> PROMPT
Search the data for the string "this" and gather each line it is in.

> PROVIDED MATERIAL
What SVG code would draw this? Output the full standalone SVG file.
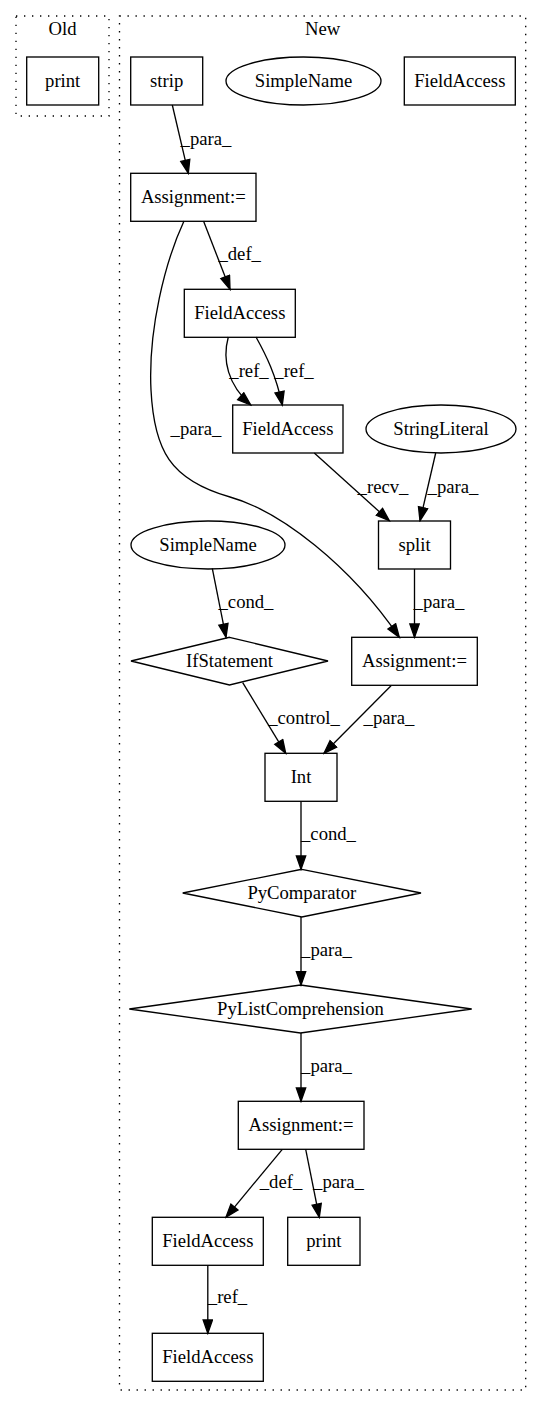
<svg xmlns="http://www.w3.org/2000/svg" width="543" height="1408" viewBox="0 0 543 1408">
<style>
text{font-family:"Liberation Serif","Times New Roman",serif;font-size:18.67px;fill:#000;text-anchor:middle}
.n{fill:none;stroke:#000;stroke-width:1.33}
.c{fill:none;stroke:#000;stroke-width:1.33;stroke-dasharray:1.33,6.67}
.e{fill:none;stroke:#000;stroke-width:1.33;marker-end:url(#ah)}
</style>
<defs>
<marker id="ah" markerUnits="userSpaceOnUse" markerWidth="16" markerHeight="12" refX="13.3" refY="4.67" orient="auto" viewBox="-1 -1 16 12">
<path d="M0,0 L13.3,4.67 L0,9.33 Z" fill="#000" stroke="#000" stroke-width="1.33"/>
</marker>
</defs>
<rect width="543" height="1408" fill="#fff"/>
<g id="cluster_old">
<rect class="c" x="16" y="16" width="93" height="100"/>
<text x="62.5" y="35">Old</text>
</g>
<g id="cluster_new">
<rect class="c" x="119.5" y="16" width="406.2" height="1374"/>
<text x="322.6" y="35">New</text>
</g>
<g id="edges">
<path class="e" d="M172.3,105 L188.3,173.3"/>
<text x="206" y="145">_para_</text>
<path class="e" d="M203.5,221 L230,289.3"/>
<text x="239.7" y="260">_def_</text>
<path class="e" d="M184,221 C165,262 148,330 151,390 C154,450 170,480 230,497 C280,511 350,565 399.3,637.3"/>
<text x="196" y="435">_para_</text>
<path class="e" d="M228.3,337 C222,360 228,385 250.7,405"/>
<text x="249" y="376.7">_ref_</text>
<path class="e" d="M256,337 C266,355 276,375 282.3,405"/>
<text x="294" y="376.7">_ref_</text>
<path class="e" d="M314.3,453 L389.3,520.7"/>
<text x="383" y="492.7">_recv_</text>
<path class="e" d="M435.7,453 L420,520.7"/>
<text x="453" y="492.7">_para_</text>
<path class="e" d="M212.3,568.3 L226,637.3"/>
<text x="246" y="608">_cond_</text>
<path class="e" d="M414.5,569 L414.5,637.3"/>
<text x="439" y="608">_para_</text>
<path class="e" d="M242.7,682.7 L285.7,753.3"/>
<text x="304" y="724.3">_control_</text>
<path class="e" d="M391,685.7 L324,753.3"/>
<text x="389" y="724.3">_para_</text>
<path class="e" d="M301,801.3 L301,869.3"/>
<text x="328.5" y="840">_cond_</text>
<path class="e" d="M301,917 L301,985"/>
<text x="326.5" y="956">_para_</text>
<path class="e" d="M301,1033 L301,1101.3"/>
<text x="326.5" y="1071.7">_para_</text>
<path class="e" d="M282.3,1149.3 L226,1217.3"/>
<text x="281" y="1187.7">_def_</text>
<path class="e" d="M305.7,1149.3 L319.3,1217.3"/>
<text x="338.5" y="1187.7">_para_</text>
<path class="e" d="M207.8,1265.3 L207.8,1333.3"/>
<text x="227.5" y="1303.3">_ref_</text>
</g>
<g id="old_print"><rect class="n" x="26.7" y="57" width="72" height="48"/><text x="62.7" y="86.6">print</text></g>
<g id="strip"><rect class="n" x="130.7" y="57" width="72" height="48"/><text x="166.7" y="86.6">strip</text></g>
<g id="simplename1"><ellipse class="n" cx="303.5" cy="81" rx="77.5" ry="24"/><text x="303.5" y="86.6">SimpleName</text></g>
<g id="fieldaccess0"><rect class="n" x="404.3" y="57" width="111" height="48"/><text x="459.8" y="86.6">FieldAccess</text></g>
<g id="assign1"><rect class="n" x="130.7" y="173.3" width="125.3" height="48"/><text x="193.3" y="202.6">Assignment:=</text></g>
<g id="fieldaccess1"><rect class="n" x="184.3" y="289.3" width="111" height="48"/><text x="239.8" y="318.6">FieldAccess</text></g>
<g id="fieldaccess2"><rect class="n" x="232.7" y="405" width="110.3" height="48"/><text x="287.8" y="434.6">FieldAccess</text></g>
<g id="stringliteral"><ellipse class="n" cx="441" cy="429" rx="75" ry="24"/><text x="441" y="434.6">StringLiteral</text></g>
<g id="split"><rect class="n" x="378.5" y="521" width="72" height="48"/><text x="414.5" y="550.6">split</text></g>
<g id="simplename2"><ellipse class="n" cx="208" cy="545" rx="77" ry="24"/><text x="208" y="550.6">SimpleName</text></g>
<g id="ifstatement"><polygon class="n" points="229.5,637.3 328,661 229.5,685 131,661"/><text x="229.5" y="666.6">IfStatement</text></g>
<g id="assign2"><rect class="n" x="351.7" y="637.3" width="125.6" height="48"/><text x="414.5" y="666.6">Assignment:=</text></g>
<g id="int"><rect class="n" x="265" y="753.3" width="72" height="48"/><text x="301" y="782.6">Int</text></g>
<g id="pycomparator"><polygon class="n" points="301.8,869.3 421,893 301.8,917 182.7,893"/><text x="301.8" y="898.6">PyComparator</text></g>
<g id="pylistcomp"><polygon class="n" points="300.5,985 471.7,1009 300.5,1033 129.3,1009"/><text x="300.5" y="1014.6">PyListComprehension</text></g>
<g id="assign3"><rect class="n" x="238.3" y="1101.3" width="125.7" height="48"/><text x="301" y="1130.6">Assignment:=</text></g>
<g id="fieldaccess3"><rect class="n" x="152.3" y="1217.3" width="111" height="48"/><text x="207.8" y="1246.6">FieldAccess</text></g>
<g id="print2"><rect class="n" x="287.7" y="1217.3" width="72.3" height="48"/><text x="323.8" y="1246.6">print</text></g>
<g id="fieldaccess4"><rect class="n" x="152.3" y="1333.3" width="111" height="48"/><text x="207.8" y="1362.6">FieldAccess</text></g>
</svg>
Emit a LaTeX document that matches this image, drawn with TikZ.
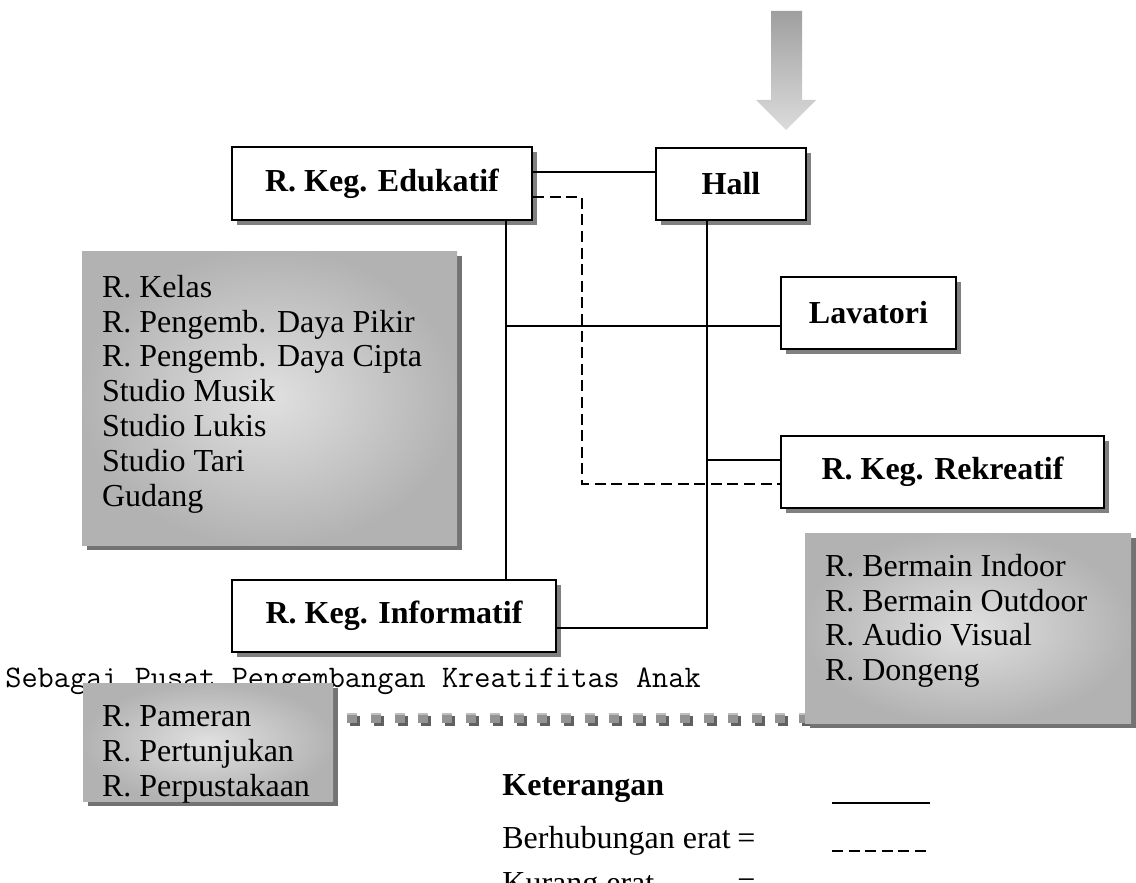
\documentclass[tikz,border=0pt]{standalone}
\usepackage{fontspec}
\setmainfont{Liberation Serif}
\usetikzlibrary{shadows,positioning}
\tikzset{
  roombox/.style={draw,line width=1pt,fill=white,inner sep=0pt,minimum height=36pt,
    font=\fontsize{16}{19}\selectfont\bfseries,
    drop shadow={shadow xshift=2.5pt,shadow yshift=-2.5pt,fill=gray,opacity=1}},
  listbox/.style={shade,inner color=gray!24,outer color=gray!60,inner sep=0pt,
    drop shadow={shadow xshift=2.5pt,shadow yshift=-2.5pt,fill=gray!90!black,opacity=1}},
  listtext/.style={anchor=north west,inner sep=0pt,align=left,font=\fontsize{16}{17.4}\selectfont},
  plain/.style={anchor=base west,inner sep=0pt,font=\fontsize{16}{19}\selectfont},
  link/.style={line width=1pt},
  weaklink/.style={line width=1pt,dash pattern=on 5.5pt off 2.8pt},
  sqbody/.style={fill=gray!85},
  sqlight/.style={fill=gray!50},
  sqshade/.style={fill=gray!75!black}
}

\begin{document}
\begin{tikzpicture}[x=0.5pt,y=-0.5pt]
  \useasboundingbox (0,0) rectangle (1136,883);

  % --- panah masuk ---
  \shade[top color=gray!75,bottom color=gray!28]
    (771,11) -- (802,11) -- (802,100) -- (816,100) -- (786,130)
    -- (756,100) -- (771,100) -- cycle;

  % --- deretan kotak kecil ---
  \foreach \i in {0,...,20}{
    \fill[sqshade] (347+23.8*\i+3,716) rectangle ++(10,10);
    \fill[sqbody] (347+23.8*\i,713) rectangle ++(10,10);
    \fill[sqlight] (347+23.8*\i,713) rectangle ++(10,2);
  }

  \node[anchor=base west,inner sep=0pt,font=\ttfamily\fontsize{15.7}{18}\selectfont]
    (motto) at (5,687) {Sebagai Pusat Pengembangan Kreatifitas Anak};

  % --- ruang utama ---
  \node[roombox,minimum width=150pt,minimum height=36.5pt] (edu) at (382,183.5) {R. Keg. Edukatif};
  \node[roombox,minimum width=75pt] (hall) at (731,184) {Hall};
  \node[roombox,minimum width=87.5pt] (lav) at (868.5,313) {Lavatori};
  \node[roombox,minimum width=161.5pt] (rek) at (942.5,472) {R. Keg. Rekreatif};
  \node[roombox,minimum width=162pt] (info) at (394,616) {R. Keg. Informatif};

  % --- daftar ruang ---
  \node[listbox,minimum width=187.5pt,minimum height=147pt] (edulist) at (269.5,398) {};
  \node[listtext] (edutext) at ([xshift=10pt,yshift=-12pt]edulist.north west)
    {R. Kelas\\R. Pengemb. Daya Pikir\\R. Pengemb. Daya Cipta\\Studio Musik\\Studio Lukis\\Studio Tari\\Gudang};

  \node[listbox,minimum width=163pt,minimum height=95pt] (reklist) at (968,628) {};
  \node[listtext] (rektext) at ([xshift=10pt,yshift=-10.5pt]reklist.north west)
    {R. Bermain Indoor\\R. Bermain Outdoor\\R. Audio Visual\\R. Dongeng};

  \node[listbox,minimum width=125pt,minimum height=59pt] (infolist) at (208,742) {};
  \node[listtext] (infotext) at ([xshift=9.5pt,yshift=-11.5pt]infolist.north west)
    {R. Pameran\\R. Pertunjukan\\R. Perpustakaan};

  % --- hubungan ---
  \draw[link] ([yshift=5.75pt]edu.east) -- ([yshift=6pt]hall.west);
  \draw[link] ([xshift=62pt]edu.south) coordinate (eduv) -- (eduv |- info.north);
  \coordinate (lavin) at ([yshift=-6.5pt]lav.west);
  \draw[link] (eduv |- lavin) -- (lavin);
  \draw[link] ([xshift=-12pt]hall.south) coordinate (hallv) |- ([yshift=-6pt]info.east);
  \coordinate (rekin) at ([yshift=6pt]rek.west);
  \draw[link] (hallv |- rekin) -- (rekin);
  \draw[weaklink] ([yshift=-6.75pt]edu.east) -- ++(24.5pt,0) |- ([yshift=-6pt]rek.west);

  % --- keterangan ---
  \node[plain,font=\fontsize{16}{19}\selectfont\bfseries] (ket) at (502,795) {Keterangan};
  \node[plain] (erat) at (502,848) {Berhubungan erat};
  \node[plain] (eqA) at (737,848) {=};
  \node[plain] (kurang) at (502,893) {Kurang erat};
  \node[plain] (eqB) at (737,893) {=};
  \coordinate (keyA) at (832,803);
  \coordinate (keyB) at (832,851);
  \draw[link] (keyA) -- ++(49pt,0);
  \draw[weaklink] (keyB) -- ++(49pt,0);
\end{tikzpicture}
\end{document}
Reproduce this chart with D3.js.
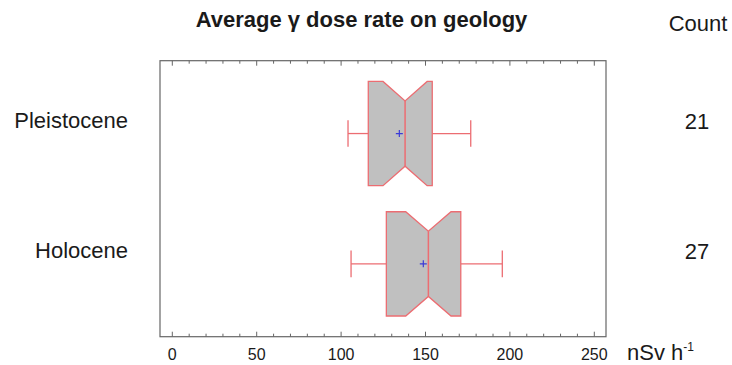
<!DOCTYPE html>
<html>
<head>
<meta charset="utf-8">
<script src="https://cdn.jsdelivr.net/npm/d3@7"></script>
<style>
  html, body { margin: 0; padding: 0; background: #fff; }
  svg { display: block; font-family: "Liberation Sans", Arial, sans-serif; }
</style>
</head>
<body>
<svg id="chart" width="732" height="365"></svg>
<script>
// Geology groups and their dose-rate summaries (nSv h^-1)
const categories = ["Pleistocene", "Holocene"];
const counts     = [21, 27];
const whiskerLo  = [104.1, 105.9];
const q1         = [116.1, 126.8];
const median     = [137.9, 151.7];
const q3         = [154.0, 170.9];
const whiskerHi  = [176.8, 195.5];
const means      = [134.5, 148.7];
const xTicks     = [0, 50, 100, 150, 200, 250];

const boxes = categories.map((c, i) => ({
  name: c, n: counts[i], lo: whiskerLo[i], q1: q1[i], med: median[i],
  q3: q3[i], hi: whiskerHi[i], mean: means[i],
  // notch half-width: 1.58 * IQR / sqrt(n)
  notch: 1.58 * (q3[i] - q1[i]) / Math.sqrt(counts[i])
}));

const svg = d3.select("#chart");
const frame = { left: 160, right: 606, top: 60.7, bottom: 336.7 };

const x = d3.scaleLinear().domain([0, 250]).range([172.3, 594.3]);
const y = d3.scalePoint().domain(categories)
  .range([frame.top, frame.bottom]).padding(0.559);

const step = y.step();
const halfBox = step * 0.4;
const notchDepth = 19.5;
const capHalf = 13.3;
const red = "#ec6d72";

// Title and column heading
svg.append("text").attr("x", 361.5).attr("y", 27)
  .attr("text-anchor", "middle").attr("font-size", 22).attr("font-weight", "bold")
  .attr("fill", "#1a1a1a").text("Average γ dose rate on geology");
svg.append("text").attr("x", 698).attr("y", 30.5)
  .attr("text-anchor", "middle").attr("font-size", 22)
  .attr("fill", "#1a1a1a").text("Count");

// Plot frame
svg.append("rect")
  .attr("x", frame.left).attr("y", frame.top)
  .attr("width", frame.right - frame.left).attr("height", frame.bottom - frame.top)
  .attr("fill", "none").attr("stroke", "#666").attr("stroke-width", 1.2);

// Tick marks along top and bottom edges
const minor = d3.range(0, 251, 10);
const tickG = svg.append("g").attr("stroke", "#666").attr("stroke-width", 1);
minor.forEach(v => {
  const len = v % 50 === 0 ? 5 : 3;
  tickG.append("line").attr("x1", x(v)).attr("x2", x(v))
    .attr("y1", frame.bottom).attr("y2", frame.bottom - len);
  tickG.append("line").attr("x1", x(v)).attr("x2", x(v))
    .attr("y1", frame.top).attr("y2", frame.top + len);
});

// Bottom axis labels
svg.append("g").selectAll("text").data(xTicks).join("text")
  .attr("x", d => x(d)).attr("y", 360)
  .attr("text-anchor", "middle").attr("font-size", 16).attr("fill", "#1a1a1a")
  .text(d => d);

const unit = svg.append("text").attr("x", 627).attr("y", 360)
  .attr("font-size", 22).attr("fill", "#1a1a1a");
unit.append("tspan").text("nSv h");
unit.append("tspan").attr("dy", -9).attr("font-size", 12).text("-1");

// Category labels and counts
svg.append("g").selectAll("text").data(boxes).join("text")
  .attr("x", 128).attr("y", d => y(d.name) - 5.5)
  .attr("text-anchor", "end").attr("font-size", 22).attr("fill", "#1a1a1a")
  .text(d => d.name);
svg.append("g").selectAll("text").data(boxes).join("text")
  .attr("x", 697).attr("y", d => y(d.name) - 4.5)
  .attr("text-anchor", "middle").attr("font-size", 22).attr("fill", "#1a1a1a")
  .text(d => d.n);

// Notched boxes with whiskers
const g = svg.append("g").selectAll("g").data(boxes).join("g");

g.each(function(d) {
  const el = d3.select(this);
  const cy = y(d.name);
  const top = cy - halfBox, bot = cy + halfBox;
  const nl = x(d.med - d.notch), nr = x(d.med + d.notch);

  // whiskers
  [[d.lo, d.q1], [d.q3, d.hi]].forEach(([a, b]) => {
    el.append("line").attr("x1", x(a)).attr("x2", x(b))
      .attr("y1", cy).attr("y2", cy).attr("stroke", red).attr("stroke-width", 1.3);
  });
  [d.lo, d.hi].forEach(v => {
    el.append("line").attr("x1", x(v)).attr("x2", x(v))
      .attr("y1", cy - capHalf).attr("y2", cy + capHalf)
      .attr("stroke", red).attr("stroke-width", 1.3);
  });

  const pts = [
    [x(d.q1), top], [nl, top], [x(d.med), top + notchDepth], [nr, top], [x(d.q3), top],
    [x(d.q3), bot], [nr, bot], [x(d.med), bot - notchDepth], [nl, bot], [x(d.q1), bot]
  ];
  el.append("path").attr("d", d3.line()(pts) + "Z")
    .attr("fill", "#c0c0c0").attr("stroke", red).attr("stroke-width", 1.3);
  el.append("line").attr("x1", x(d.med)).attr("x2", x(d.med))
    .attr("y1", top + notchDepth).attr("y2", bot - notchDepth)
    .attr("stroke", red).attr("stroke-width", 1.5);

  // mean marker
  const m = x(d.mean);
  el.append("path")
    .attr("d", `M${m - 3.5},${cy}H${m + 3.5}M${m},${cy - 3.5}V${cy + 3.5}`)
    .attr("stroke", "#3a3ad8").attr("stroke-width", 1.2).attr("fill", "none");
});
</script>
</body>
</html>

> OUTPUT OF THE TASK
What SVG code would draw this? Output the full standalone SVG file.
Emit a LaTeX document that matches this image, drawn with TikZ.
Reproduce this chart with D3.js.
  const el = d3.select(this);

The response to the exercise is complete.